Чем же подкупали эти женщины? Участливостью, тактом, умением создать непринужденную атмосферу. Несомненно, поэт и философ нуждаются в одиночестве, но подчас плодотворные идеи рождаются в разговоре, а настоящий разговор возможен только в компании, где никто не ставит себя выше других. При дворе это условие невыполнимо, и успеху парижских салонов во многом способствовал тот факт, что французский двор и министры обосновались не в Париже, а в Версале. То был отдельный мир, придворные называли его не иначе как cepays-ci – «наша страна». Я и поныне вступаю на гигантский, неприветливый двор Версаля, замирая от тоски и страха, как будто заново переживаю свой первый день в школе. Справедливости ради я должен сказать, что даже в XVIII веке, когда пора его интеллектуальной славы миновала, замкнутый мирок Версаля создавал подчас изумительные произведения архитектуры и декоративного искусства. Малый Трианон, построенный великим Жак-Анжем Габриэлем по приказу Людовика XV, – творение совершенное, если совершенство достижимо.

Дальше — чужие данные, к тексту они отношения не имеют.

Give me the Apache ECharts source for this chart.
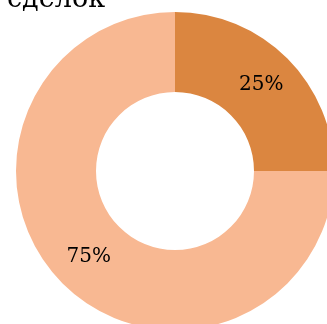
<!DOCTYPE html>
<html>
<head>
<meta charset="utf-8">
<script src="https://cdn.jsdelivr.net/npm/echarts@6/dist/echarts.min.js"></script>
<style>
  html, body { margin: 0; padding: 0; background: #fff; }
  #chart { width: 327px; height: 324px; }
</style>
</head>
<body>
<div id="chart"></div>
<script>
// Share of deals by outcome
const titleText = 'сделок';
const categories = ['A', 'B'];
const shares = [25, 75];
const colors = ['#DB8640', '#F8B892'];

const chart = echarts.init(document.getElementById('chart'), null, { renderer: 'canvas' });

chart.setOption({
  animation: false,
  title: {
    text: titleText,
    left: 2,
    top: -19,
    textStyle: {
      fontFamily: 'DejaVu Serif',
      fontWeight: 'normal',
      fontSize: 27,
      color: '#000'
    }
  },
  series: [{
    type: 'pie',
    center: [175, 171],
    radius: [79, 159],
    startAngle: 90,
    clockwise: true,
    label: {
      show: true,
      position: 'inside',
      formatter: p => p.value + '%',
      fontFamily: 'DejaVu Serif',
      fontSize: 20,
      color: '#000'
    },
    labelLine: { show: false },
    itemStyle: { borderWidth: 0 },
    data: categories.map((c, i) => ({
      name: c,
      value: shares[i],
      itemStyle: { color: colors[i] }
    }))
  }]
});
</script>
</body>
</html>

И хотя само это слово подразумевает некий предел, оно также предполагает стремление к идеалу. Все, чем прекрасен фасад Малого Трианона, – необычайный такт, самоконтроль, ювелирная точность каждого элемента – в сумме неповторимо, несмотря на бесчисленные попытки создать «нечто подобное»: стоит отклониться буквально на волосок – получишь банальность, а чуть усилишь акцент – скатишься в пошлость.